Here, plaintiff alleges that in September 2009, Chase employees contacted her and told her that Chase would accept a reduced payment of $1,850.00 per month, and plaintiff agreed to pay it. A significant problem for plaintiff is that this alleged oral agreement took place after she began the HAMP application process. It is undisputed that she began that process in August 2009, and continued to correspond with Chase about her application for approximately one year, all while making the reduced payments. Plaintiff presents no evidence that the alleged oral agreement occurred outside the context of her pending HAMP loan application. Therefore, I conclude the alleged oral agreement occurred under the rubric of HAMP and was inextricably interwoven with the modification application being considered. As HAMP does not authorize a private right of action against participating lenders, I grant summary judgment to defendants on plaintiff's claims for breach of contract and breach of the implied duty of good faith and fair dealing.
CONCLUSION
Because there is no genuine dispute as to any material fact, and I find that defendants are entitled to judgment as a matter of law, I GRANT defendants' motion for summary judgment [44].
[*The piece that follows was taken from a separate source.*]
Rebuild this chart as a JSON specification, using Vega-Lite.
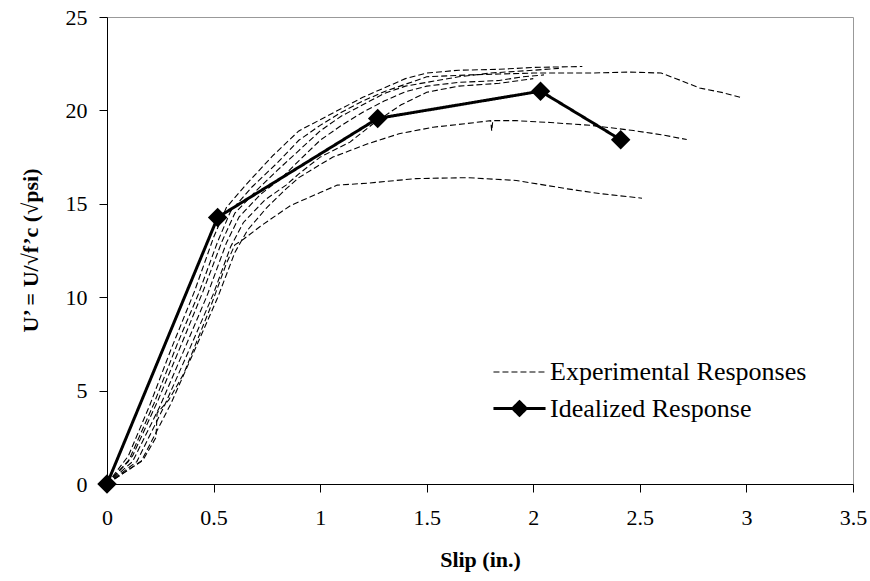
{
  "$schema": "https://vega.github.io/schema/vega-lite/v6.json",
  "autosize": {"type": "none"},
  "padding": {"left": 107, "top": 17, "right": 17, "bottom": 97},
  "width": 746,
  "height": 467,
  "background": "white",
  "config": {
    "view": {"stroke": "#999", "strokeWidth": 1},
    "font": "Liberation Serif",
    "axis": {"labelFont": "Liberation Serif", "titleFont": "Liberation Serif"},
    "legend": {"labelFont": "Liberation Serif"}
  },
  "data": {"values": [
    {"t":"T1","type":"Experimental Responses","x":0,"y":0},
    {"t":"T1","type":"Experimental Responses","x":0.1,"y":1.5},
    {"t":"T1","type":"Experimental Responses","x":0.2,"y":4.2},
    {"t":"T1","type":"Experimental Responses","x":0.3,"y":7.2},
    {"t":"T1","type":"Experimental Responses","x":0.41,"y":10.3},
    {"t":"T1","type":"Experimental Responses","x":0.5,"y":13.2},
    {"t":"T1","type":"Experimental Responses","x":0.56,"y":14.8},
    {"t":"T1","type":"Experimental Responses","x":0.65,"y":16.0},
    {"t":"T1","type":"Experimental Responses","x":0.78,"y":17.6},
    {"t":"T1","type":"Experimental Responses","x":0.9,"y":18.9},
    {"t":"T1","type":"Experimental Responses","x":1.0,"y":19.5},
    {"t":"T1","type":"Experimental Responses","x":1.1,"y":20.1},
    {"t":"T1","type":"Experimental Responses","x":1.2,"y":20.7},
    {"t":"T1","type":"Experimental Responses","x":1.3,"y":21.2},
    {"t":"T1","type":"Experimental Responses","x":1.4,"y":21.7},
    {"t":"T1","type":"Experimental Responses","x":1.5,"y":22.0},
    {"t":"T1","type":"Experimental Responses","x":1.65,"y":22.15},
    {"t":"T1","type":"Experimental Responses","x":1.84,"y":22.2},
    {"t":"T1","type":"Experimental Responses","x":2.0,"y":22.3},
    {"t":"T1","type":"Experimental Responses","x":2.23,"y":22.35},

    {"t":"T2","type":"Experimental Responses","x":0,"y":0},
    {"t":"T2","type":"Experimental Responses","x":0.1,"y":1.2},
    {"t":"T2","type":"Experimental Responses","x":0.22,"y":4.3},
    {"t":"T2","type":"Experimental Responses","x":0.33,"y":7.5},
    {"t":"T2","type":"Experimental Responses","x":0.43,"y":10.2},
    {"t":"T2","type":"Experimental Responses","x":0.52,"y":13.0},
    {"t":"T2","type":"Experimental Responses","x":0.58,"y":14.6},
    {"t":"T2","type":"Experimental Responses","x":0.68,"y":15.9},
    {"t":"T2","type":"Experimental Responses","x":0.8,"y":17.2},
    {"t":"T2","type":"Experimental Responses","x":0.9,"y":18.4},
    {"t":"T2","type":"Experimental Responses","x":1.0,"y":19.2},
    {"t":"T2","type":"Experimental Responses","x":1.1,"y":19.9},
    {"t":"T2","type":"Experimental Responses","x":1.2,"y":20.5},
    {"t":"T2","type":"Experimental Responses","x":1.3,"y":21.0},
    {"t":"T2","type":"Experimental Responses","x":1.4,"y":21.4},
    {"t":"T2","type":"Experimental Responses","x":1.5,"y":21.8},
    {"t":"T2","type":"Experimental Responses","x":1.7,"y":21.9},
    {"t":"T2","type":"Experimental Responses","x":1.84,"y":21.95},
    {"t":"T2","type":"Experimental Responses","x":2.0,"y":22.0},
    {"t":"T2","type":"Experimental Responses","x":2.27,"y":22.0},
    {"t":"T2","type":"Experimental Responses","x":2.45,"y":22.05},
    {"t":"T2","type":"Experimental Responses","x":2.6,"y":22.0},
    {"t":"T2","type":"Experimental Responses","x":2.67,"y":21.7},
    {"t":"T2","type":"Experimental Responses","x":2.78,"y":21.2},
    {"t":"T2","type":"Experimental Responses","x":2.89,"y":20.95},
    {"t":"T2","type":"Experimental Responses","x":2.97,"y":20.7},

    {"t":"T3","type":"Experimental Responses","x":0,"y":0},
    {"t":"T3","type":"Experimental Responses","x":0.12,"y":1.5},
    {"t":"T3","type":"Experimental Responses","x":0.24,"y":4.5},
    {"t":"T3","type":"Experimental Responses","x":0.35,"y":7.5},
    {"t":"T3","type":"Experimental Responses","x":0.45,"y":10.3},
    {"t":"T3","type":"Experimental Responses","x":0.54,"y":13.0},
    {"t":"T3","type":"Experimental Responses","x":0.6,"y":14.5},
    {"t":"T3","type":"Experimental Responses","x":0.7,"y":15.7},
    {"t":"T3","type":"Experimental Responses","x":0.8,"y":16.8},
    {"t":"T3","type":"Experimental Responses","x":0.9,"y":17.85},
    {"t":"T3","type":"Experimental Responses","x":1.0,"y":18.9},
    {"t":"T3","type":"Experimental Responses","x":1.1,"y":19.7},
    {"t":"T3","type":"Experimental Responses","x":1.2,"y":20.3},
    {"t":"T3","type":"Experimental Responses","x":1.3,"y":20.9},
    {"t":"T3","type":"Experimental Responses","x":1.4,"y":21.3},
    {"t":"T3","type":"Experimental Responses","x":1.5,"y":21.5},
    {"t":"T3","type":"Experimental Responses","x":1.65,"y":21.8},
    {"t":"T3","type":"Experimental Responses","x":1.8,"y":22.0},
    {"t":"T3","type":"Experimental Responses","x":2.0,"y":22.15},
    {"t":"T3","type":"Experimental Responses","x":2.12,"y":22.25},

    {"t":"T4","type":"Experimental Responses","x":0,"y":0},
    {"t":"T4","type":"Experimental Responses","x":0.12,"y":1.2},
    {"t":"T4","type":"Experimental Responses","x":0.25,"y":4.2},
    {"t":"T4","type":"Experimental Responses","x":0.37,"y":7.4},
    {"t":"T4","type":"Experimental Responses","x":0.47,"y":10.1},
    {"t":"T4","type":"Experimental Responses","x":0.56,"y":12.9},
    {"t":"T4","type":"Experimental Responses","x":0.62,"y":14.3},
    {"t":"T4","type":"Experimental Responses","x":0.72,"y":15.5},
    {"t":"T4","type":"Experimental Responses","x":0.82,"y":16.4},
    {"t":"T4","type":"Experimental Responses","x":0.9,"y":17.3},
    {"t":"T4","type":"Experimental Responses","x":1.0,"y":18.4},
    {"t":"T4","type":"Experimental Responses","x":1.1,"y":19.2},
    {"t":"T4","type":"Experimental Responses","x":1.2,"y":19.9},
    {"t":"T4","type":"Experimental Responses","x":1.3,"y":20.5},
    {"t":"T4","type":"Experimental Responses","x":1.4,"y":21.0},
    {"t":"T4","type":"Experimental Responses","x":1.5,"y":21.3},
    {"t":"T4","type":"Experimental Responses","x":1.65,"y":21.5},
    {"t":"T4","type":"Experimental Responses","x":1.84,"y":21.6},
    {"t":"T4","type":"Experimental Responses","x":1.95,"y":21.8},
    {"t":"T4","type":"Experimental Responses","x":2.05,"y":21.9},

    {"t":"T5","type":"Experimental Responses","x":0,"y":0},
    {"t":"T5","type":"Experimental Responses","x":0.14,"y":1.2},
    {"t":"T5","type":"Experimental Responses","x":0.27,"y":4.2},
    {"t":"T5","type":"Experimental Responses","x":0.39,"y":7.3},
    {"t":"T5","type":"Experimental Responses","x":0.5,"y":10.2},
    {"t":"T5","type":"Experimental Responses","x":0.58,"y":12.7},
    {"t":"T5","type":"Experimental Responses","x":0.64,"y":14.0},
    {"t":"T5","type":"Experimental Responses","x":0.74,"y":15.2},
    {"t":"T5","type":"Experimental Responses","x":0.84,"y":16.0},
    {"t":"T5","type":"Experimental Responses","x":0.9,"y":16.6},
    {"t":"T5","type":"Experimental Responses","x":1.0,"y":17.5},
    {"t":"T5","type":"Experimental Responses","x":1.14,"y":18.3},
    {"t":"T5","type":"Experimental Responses","x":1.25,"y":19.3},
    {"t":"T5","type":"Experimental Responses","x":1.38,"y":20.3},
    {"t":"T5","type":"Experimental Responses","x":1.5,"y":20.97},
    {"t":"T5","type":"Experimental Responses","x":1.65,"y":21.3},
    {"t":"T5","type":"Experimental Responses","x":1.84,"y":21.45},
    {"t":"T5","type":"Experimental Responses","x":2.0,"y":21.7},

    {"t":"B","type":"Experimental Responses","x":0,"y":0},
    {"t":"B","type":"Experimental Responses","x":0.16,"y":1.2},
    {"t":"B","type":"Experimental Responses","x":0.3,"y":4.3},
    {"t":"B","type":"Experimental Responses","x":0.42,"y":7.4},
    {"t":"B","type":"Experimental Responses","x":0.52,"y":10.0},
    {"t":"B","type":"Experimental Responses","x":0.6,"y":12.4},
    {"t":"B","type":"Experimental Responses","x":0.66,"y":13.6},
    {"t":"B","type":"Experimental Responses","x":0.75,"y":14.8},
    {"t":"B","type":"Experimental Responses","x":0.84,"y":15.8},
    {"t":"B","type":"Experimental Responses","x":0.9,"y":16.4},
    {"t":"B","type":"Experimental Responses","x":1.0,"y":17.1},
    {"t":"B","type":"Experimental Responses","x":1.06,"y":17.5},
    {"t":"B","type":"Experimental Responses","x":1.14,"y":17.85},
    {"t":"B","type":"Experimental Responses","x":1.22,"y":18.2},
    {"t":"B","type":"Experimental Responses","x":1.37,"y":18.75},
    {"t":"B","type":"Experimental Responses","x":1.53,"y":19.1},
    {"t":"B","type":"Experimental Responses","x":1.69,"y":19.3},
    {"t":"B","type":"Experimental Responses","x":1.8,"y":19.45},
    {"t":"B","type":"Experimental Responses","x":1.805,"y":18.9},
    {"t":"B","type":"Experimental Responses","x":1.81,"y":19.45},
    {"t":"B","type":"Experimental Responses","x":1.92,"y":19.45},
    {"t":"B","type":"Experimental Responses","x":2.08,"y":19.35},
    {"t":"B","type":"Experimental Responses","x":2.27,"y":19.2},
    {"t":"B","type":"Experimental Responses","x":2.47,"y":18.92},
    {"t":"B","type":"Experimental Responses","x":2.6,"y":18.7},
    {"t":"B","type":"Experimental Responses","x":2.72,"y":18.44},

    {"t":"A","type":"Experimental Responses","x":0,"y":0},
    {"t":"A","type":"Experimental Responses","x":0.17,"y":1.3},
    {"t":"A","type":"Experimental Responses","x":0.23,"y":2.5},
    {"t":"A","type":"Experimental Responses","x":0.235,"y":3.8},
    {"t":"A","type":"Experimental Responses","x":0.29,"y":4.5},
    {"t":"A","type":"Experimental Responses","x":0.36,"y":5.9},
    {"t":"A","type":"Experimental Responses","x":0.48,"y":9.3},
    {"t":"A","type":"Experimental Responses","x":0.56,"y":11.8},
    {"t":"A","type":"Experimental Responses","x":0.6,"y":12.8},
    {"t":"A","type":"Experimental Responses","x":0.64,"y":13.1},
    {"t":"A","type":"Experimental Responses","x":0.72,"y":13.8},
    {"t":"A","type":"Experimental Responses","x":0.86,"y":14.9},
    {"t":"A","type":"Experimental Responses","x":1.0,"y":15.6},
    {"t":"A","type":"Experimental Responses","x":1.08,"y":16.0},
    {"t":"A","type":"Experimental Responses","x":1.22,"y":16.1},
    {"t":"A","type":"Experimental Responses","x":1.45,"y":16.35},
    {"t":"A","type":"Experimental Responses","x":1.69,"y":16.4},
    {"t":"A","type":"Experimental Responses","x":1.92,"y":16.25},
    {"t":"A","type":"Experimental Responses","x":2.16,"y":15.8},
    {"t":"A","type":"Experimental Responses","x":2.31,"y":15.55},
    {"t":"A","type":"Experimental Responses","x":2.51,"y":15.3},

    {"t":"I","type":"Idealized Response","x":0,"y":0},
    {"t":"I","type":"Idealized Response","x":0.519,"y":14.27},
    {"t":"I","type":"Idealized Response","x":1.27,"y":19.57},
    {"t":"I","type":"Idealized Response","x":2.034,"y":21.03},
    {"t":"I","type":"Idealized Response","x":2.41,"y":18.43}
  ]},
  "encoding": {
    "x": {
      "field": "x", "type": "quantitative",
      "scale": {"domain": [0, 3.5], "nice": false, "zero": false},
      "axis": {
        "title": "Slip (in.)",
        "values": [0, 0.5, 1, 1.5, 2, 2.5, 3, 3.5],
        "format": "~g",
        "grid": false,
        "domainColor": "black",
        "tickColor": "black",
        "tickSize": 8,
        "labelPadding": 15,
        "labelFont": "Liberation Serif",
        "labelFontSize": 22,
        "labelColor": "black",
        "labelFlush": false,
        "titleFont": "Liberation Serif",
        "titleFontSize": 22,
        "titleFontWeight": "bold",
        "titleColor": "black",
        "titlePadding": 21,
        "encode": {"ticks": {"update": {"y2": {"value": -8}}}}
      }
    },
    "y": {
      "field": "y", "type": "quantitative",
      "scale": {"domain": [0, 25], "nice": false},
      "axis": {
        "title": "U’ = U/√f’c (√psi)",
        "values": [0, 5, 10, 15, 20, 25],
        "grid": false,
        "domainColor": "black",
        "tickColor": "black",
        "tickSize": 8,
        "labelPadding": 12,
        "labelFont": "Liberation Serif",
        "labelFontSize": 22,
        "labelColor": "black",
        "labelFlush": false,
        "titleFont": "Liberation Serif",
        "titleFontSize": 22,
        "titleFontWeight": "bold",
        "titleColor": "black",
        "titleAngle": 270,
        "titleAlign": "center",
        "titleBaseline": "middle",
        "titleX": -77,
        "titleY": 233,
        "encode": {"ticks": {"update": {"x2": {"value": 8}}}}
      }
    }
  },
  "layer": [
    {
      "mark": {"type": "line", "color": "black", "strokeCap": "butt"},
      "encoding": {
        "detail": {"field": "t"},
        "strokeDash": {
          "field": "type", "type": "nominal",
          "scale": {"domain": ["Experimental Responses", "Idealized Response"], "range": [[6, 3], [1, 0]]},
          "legend": {
            "title": null,
            "orient": "none",
            "legendX": 397,
            "legendY": 340,
            "padding": 0,
            "labelFont": "Liberation Serif",
            "labelFontSize": 26,
            "labelColor": "black",
            "labelLimit": 0,
            "labelOffset": 15,
            "symbolSize": 784,
            "symbolStrokeColor": "black",
            "symbolStrokeWidth": 1.2,
            "rowPadding": 8,
            "encode": {
              "symbols": {
                "update": {
                  "shape": {"signal": "datum.value === 'Idealized Response' ? 'M-1.86,0H1.86M-0.48,0L0,-0.48L0.48,0L0,0.48Z' : 'M-1.86,0H1.86'"},
                  "strokeWidth": {"signal": "datum.value === 'Idealized Response' ? 3 : 1.2"},
                  "fill": {"signal": "datum.value === 'Idealized Response' ? 'black' : 'transparent'"},
                  "stroke": {"value": "black"}
                }
              }
            }
          }
        },
        "strokeWidth": {
          "field": "type", "type": "nominal",
          "scale": {"domain": ["Experimental Responses", "Idealized Response"], "range": [1.1, 3]},
          "legend": null
        }
      }
    },
    {
      "transform": [{"filter": "datum.type === 'Idealized Response'"}],
      "mark": {"type": "point", "shape": "diamond", "filled": true, "color": "black", "size": 380, "opacity": 1}
    }
  ]
}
____________________________
MICHAEL W. MOSMAN
United States District Judge
But see Lee v. Bank of America, N.A., 2012 WL 5271946, *1 (D. Or. Oct. 23, 2012). The Oregon Supreme Court allowed a petition for review in Niday. See Niday v. GMAC, S060655. In addition, the Oregon Supreme Court accepted the questions certified by Chief Judge Ann Aiken of the District of Oregon seeking guidance as to unresolved state-law issues in four pending cases involving MERS. See, e.g., Brandrup v. Recontrust Co., N.A., Case No. 3:11-cv-1390-JE (filed Apr. 2, 2012) (Certification Order).